▶ [Goal] Drop the pictures, then extract the listing word for word.

▶ [Information supplied]
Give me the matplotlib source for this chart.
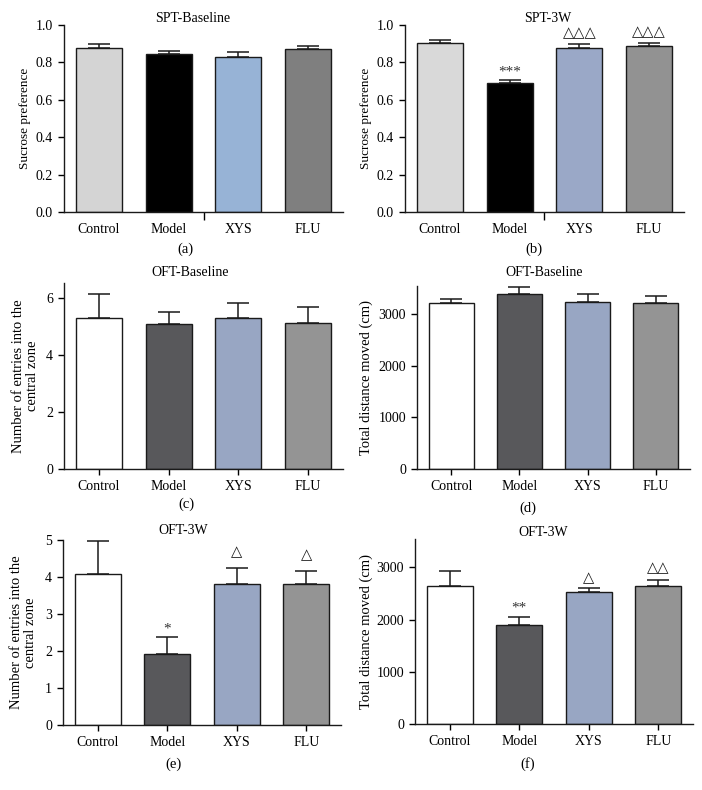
import matplotlib
matplotlib.use("Agg")
import matplotlib.pyplot as plt

plt.rcParams['font.family'] = ['Liberation Serif', 'DejaVu Sans']

W, H = 702, 790

groups = ["Control", "Model", "XYS", "FLU"]

# panel a
spt_base_mean = [0.876, 0.843, 0.831, 0.870]
spt_base_err = [0.021, 0.018, 0.023, 0.016]
# panel b
spt_3w_mean = [0.904, 0.692, 0.879, 0.890]
spt_3w_err = [0.014, 0.016, 0.018, 0.014]
spt_3w_marks = ["", "***", "△△△", "△△△"]
# panel c
oft_base_entries_mean = [5.31, 5.09, 5.31, 5.14]
oft_base_entries_err = [0.84, 0.43, 0.53, 0.53]
# panel d
oft_base_dist_mean = [3226, 3394, 3245, 3226]
oft_base_dist_err = [78, 129, 142, 135]
# panel e
oft_3w_entries_mean = [4.07, 1.93, 3.80, 3.80]
oft_3w_entries_err = [0.91, 0.46, 0.45, 0.37]
oft_3w_entries_marks = ["", "*", "△", "△"]
# panel f
oft_3w_dist_mean = [2649, 1889, 2521, 2636]
oft_3w_dist_err = [274, 154, 77, 115]
oft_3w_dist_marks = ["", "**", "△", "△△"]

colors_a = ["#d4d4d4", "#000000", "#97b3d6", "#7f7f7f"]
colors_b = ["#d9d9d9", "#000000", "#9aa8c7", "#929292"]
colors_c = ["#ffffff", "#58585b", "#98a6c3", "#949494"]

fig = plt.figure(figsize=(W / 100, H / 100), dpi=100)


def add_ax(l, t, r, b):
    return fig.add_axes([l / W, 1 - b / H, (r - l) / W, (b - t) / H])


def panel(rect, means, errs, colors, ylim, yticks, yticklabels, ytick_fs,
          title, title_xy, ylabel, ylabel_px, ylabel_fs, letter, letter_xy,
          marks=None, mark_off=None, stray=False, xticks_on=True):
    ax = add_ax(*rect)
    x = list(range(len(groups)))
    ax.bar(x, means, width=0.66, color=colors, edgecolor="#1a1a1a",
           linewidth=1.0, zorder=2)
    ax.errorbar(x, means, yerr=[[0] * len(errs), errs], fmt="none",
                ecolor="#1a1a1a", elinewidth=1.1, capsize=8, capthick=1.1,
                zorder=1)
    ax.set_xlim(-0.5, 3.5)
    ax.set_ylim(*ylim)
    ax.set_yticks(yticks)
    ax.set_yticklabels(yticklabels, fontsize=ytick_fs)
    ax.set_xticks(x)
    ax.set_xticklabels(groups, fontsize=10)
    if xticks_on:
        ax.tick_params(axis="x", length=4, width=1, pad=4)
    else:
        ax.tick_params(axis="x", length=0, pad=8)
    if stray:
        ax.set_xticks([1.5], minor=True)
        ax.tick_params(axis="x", which="minor", length=6, width=1)
    ax.tick_params(axis="y", length=4, width=1, pad=4)
    for s in ["top", "right"]:
        ax.spines[s].set_visible(False)
    for s in ["left", "bottom"]:
        ax.spines[s].set_linewidth(1.0)
        ax.spines[s].set_color("#1a1a1a")
    fig.text(title_xy[0] / W, 1 - title_xy[1] / H, title, ha="center",
             va="center", fontsize=10)
    ax.set_ylabel(ylabel, fontsize=ylabel_fs, linespacing=1.1, va="center")
    ax.yaxis.set_label_coords((ylabel_px - rect[0]) / (rect[2] - rect[0]),
                              0.5)
    if marks:
        for i, m in enumerate(marks):
            if m:
                off = mark_off[i]
                ax.annotate(m, (i, means[i] + errs[i]), xytext=(0, off),
                            textcoords="offset points", ha="center",
                            va="bottom", fontsize=10.5 if "△" in m else 11,
                            color="#333333" if "*" in m else "#1a1a1a")
    fig.text(letter_xy[0] / W, 1 - letter_xy[1] / H, letter, ha="center",
             va="center", fontsize=10.5)
    return ax


ticks_spt = [0, 0.2, 0.4, 0.6, 0.8, 1.0]
labels_spt = ["0.0", "0.2", "0.4", "0.6", "0.8", "1.0"]

# (a)
panel((64, 25, 343, 212), spt_base_mean, spt_base_err, colors_a, (0, 1.0),
      ticks_spt, labels_spt, 10, "SPT-Baseline", (193, 19),
      "Sucrose preference", 25, 9.5, "(a)", (185, 249),
      stray=True, xticks_on=False)
# (b)
panel((405, 25, 684, 212), spt_3w_mean, spt_3w_err, colors_b, (0, 1.0),
      ticks_spt, labels_spt, 10, "SPT-3W", (548, 19),
      "Sucrose preference", 366, 9.5, "(b)", (534, 249),
      marks=spt_3w_marks, mark_off=[0, 1, 3, 3], stray=True, xticks_on=False)
# (c)
panel((64, 283, 343, 469), oft_base_entries_mean, oft_base_entries_err,
      colors_c, (0, 6.53), [0, 2, 4, 6], ["0", "2", "4", "6"], 10,
      "OFT-Baseline", (190, 273),
      "Number of entries into the\ncentral zone", 25.5, 10.5, "(c)",
      (186, 504))
# (d)
panel((417, 286, 690, 469), oft_base_dist_mean, oft_base_dist_err, colors_c,
      (0, 3549), [0, 1000, 2000, 3000], ["0", "1000", "2000", "3000"], 10,
      "OFT-Baseline", (544, 273),
      "Total distance moved (cm)", 366, 10.5, "(d)", (528, 508))
# (e)
panel((63, 540, 341, 725), oft_3w_entries_mean, oft_3w_entries_err, colors_c,
      (0, 5), [0, 1, 2, 3, 4, 5], ["0", "1", "2", "3", "4", "5"], 10,
      "OFT-3W", (183, 531),
      "Number of entries into the\ncentral zone", 23.5, 10.5, "(e)",
      (174, 764), marks=oft_3w_entries_marks, mark_off=[0, 1, 6, 6])
# (f)
panel((415, 539, 693, 724), oft_3w_dist_mean, oft_3w_dist_err, colors_c,
      (0, 3544), [0, 1000, 2000, 3000], ["0", "1000", "2000", "3000"], 10,
      "OFT-3W", (543, 533),
      "Total distance moved (cm)", 366, 10.5, "(f)", (528, 764),
      marks=oft_3w_dist_marks, mark_off=[0, 2, 2, 4])

fig.savefig("out.png", dpi=100)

▶ [Result]
Give me the matplotlib source for this chart.
import matplotlib
matplotlib.use("Agg")
import matplotlib.pyplot as plt

plt.rcParams['font.family'] = ['Liberation Serif', 'DejaVu Sans']

W, H = 702, 790

groups = ["Control", "Model", "XYS", "FLU"]

# panel a
spt_base_mean = [0.876, 0.843, 0.831, 0.870]
spt_base_err = [0.021, 0.018, 0.023, 0.016]
# panel b
spt_3w_mean = [0.904, 0.692, 0.879, 0.890]
spt_3w_err = [0.014, 0.016, 0.018, 0.014]
spt_3w_marks = ["", "***", "△△△", "△△△"]
# panel c
oft_base_entries_mean = [5.31, 5.09, 5.31, 5.14]
oft_base_entries_err = [0.84, 0.43, 0.53, 0.53]
# panel d
oft_base_dist_mean = [3226, 3394, 3245, 3226]
oft_base_dist_err = [78, 129, 142, 135]
# panel e
oft_3w_entries_mean = [4.07, 1.93, 3.80, 3.80]
oft_3w_entries_err = [0.91, 0.46, 0.45, 0.37]
oft_3w_entries_marks = ["", "*", "△", "△"]
# panel f
oft_3w_dist_mean = [2649, 1889, 2521, 2636]
oft_3w_dist_err = [274, 154, 77, 115]
oft_3w_dist_marks = ["", "**", "△", "△△"]

colors_a = ["#d4d4d4", "#000000", "#97b3d6", "#7f7f7f"]
colors_b = ["#d9d9d9", "#000000", "#9aa8c7", "#929292"]
colors_c = ["#ffffff", "#58585b", "#98a6c3", "#949494"]

fig = plt.figure(figsize=(W / 100, H / 100), dpi=100)


def add_ax(l, t, r, b):
    return fig.add_axes([l / W, 1 - b / H, (r - l) / W, (b - t) / H])


def panel(rect, means, errs, colors, ylim, yticks, yticklabels, ytick_fs,
          title, title_xy, ylabel, ylabel_px, ylabel_fs, letter, letter_xy,
          marks=None, mark_off=None, stray=False, xticks_on=True):
    ax = add_ax(*rect)
    x = list(range(len(groups)))
    ax.bar(x, means, width=0.66, color=colors, edgecolor="#1a1a1a",
           linewidth=1.0, zorder=2)
    ax.errorbar(x, means, yerr=[[0] * len(errs), errs], fmt="none",
                ecolor="#1a1a1a", elinewidth=1.1, capsize=8, capthick=1.1,
                zorder=1)
    ax.set_xlim(-0.5, 3.5)
    ax.set_ylim(*ylim)
    ax.set_yticks(yticks)
    ax.set_yticklabels(yticklabels, fontsize=ytick_fs)
    ax.set_xticks(x)
    ax.set_xticklabels(groups, fontsize=10)
    if xticks_on:
        ax.tick_params(axis="x", length=4, width=1, pad=4)
    else:
        ax.tick_params(axis="x", length=0, pad=8)
    if stray:
        ax.set_xticks([1.5], minor=True)
        ax.tick_params(axis="x", which="minor", length=6, width=1)
    ax.tick_params(axis="y", length=4, width=1, pad=4)
    for s in ["top", "right"]:
        ax.spines[s].set_visible(False)
    for s in ["left", "bottom"]:
        ax.spines[s].set_linewidth(1.0)
        ax.spines[s].set_color("#1a1a1a")
    fig.text(title_xy[0] / W, 1 - title_xy[1] / H, title, ha="center",
             va="center", fontsize=10)
    ax.set_ylabel(ylabel, fontsize=ylabel_fs, linespacing=1.1, va="center")
    ax.yaxis.set_label_coords((ylabel_px - rect[0]) / (rect[2] - rect[0]),
                              0.5)
    if marks:
        for i, m in enumerate(marks):
            if m:
                off = mark_off[i]
                ax.annotate(m, (i, means[i] + errs[i]), xytext=(0, off),
                            textcoords="offset points", ha="center",
                            va="bottom", fontsize=10.5 if "△" in m else 11,
                            color="#333333" if "*" in m else "#1a1a1a")
    fig.text(letter_xy[0] / W, 1 - letter_xy[1] / H, letter, ha="center",
             va="center", fontsize=10.5)
    return ax


ticks_spt = [0, 0.2, 0.4, 0.6, 0.8, 1.0]
labels_spt = ["0.0", "0.2", "0.4", "0.6", "0.8", "1.0"]

# (a)
panel((64, 25, 343, 212), spt_base_mean, spt_base_err, colors_a, (0, 1.0),
      ticks_spt, labels_spt, 10, "SPT-Baseline", (193, 19),
      "Sucrose preference", 25, 9.5, "(a)", (185, 249),
      stray=True, xticks_on=False)
# (b)
panel((405, 25, 684, 212), spt_3w_mean, spt_3w_err, colors_b, (0, 1.0),
      ticks_spt, labels_spt, 10, "SPT-3W", (548, 19),
      "Sucrose preference", 366, 9.5, "(b)", (534, 249),
      marks=spt_3w_marks, mark_off=[0, 1, 3, 3], stray=True, xticks_on=False)
# (c)
panel((64, 283, 343, 469), oft_base_entries_mean, oft_base_entries_err,
      colors_c, (0, 6.53), [0, 2, 4, 6], ["0", "2", "4", "6"], 10,
      "OFT-Baseline", (190, 273),
      "Number of entries into the\ncentral zone", 25.5, 10.5, "(c)",
      (186, 504))
# (d)
panel((417, 286, 690, 469), oft_base_dist_mean, oft_base_dist_err, colors_c,
      (0, 3549), [0, 1000, 2000, 3000], ["0", "1000", "2000", "3000"], 10,
      "OFT-Baseline", (544, 273),
      "Total distance moved (cm)", 366, 10.5, "(d)", (528, 508))
# (e)
panel((63, 540, 341, 725), oft_3w_entries_mean, oft_3w_entries_err, colors_c,
      (0, 5), [0, 1, 2, 3, 4, 5], ["0", "1", "2", "3", "4", "5"], 10,
      "OFT-3W", (183, 531),
      "Number of entries into the\ncentral zone", 23.5, 10.5, "(e)",
      (174, 764), marks=oft_3w_entries_marks, mark_off=[0, 1, 6, 6])
# (f)
panel((415, 539, 693, 724), oft_3w_dist_mean, oft_3w_dist_err, colors_c,
      (0, 3544), [0, 1000, 2000, 3000], ["0", "1000", "2000", "3000"], 10,
      "OFT-3W", (543, 533),
      "Total distance moved (cm)", 366, 10.5, "(f)", (528, 764),
      marks=oft_3w_dist_marks, mark_off=[0, 2, 2, 4])

fig.savefig("out.png", dpi=100)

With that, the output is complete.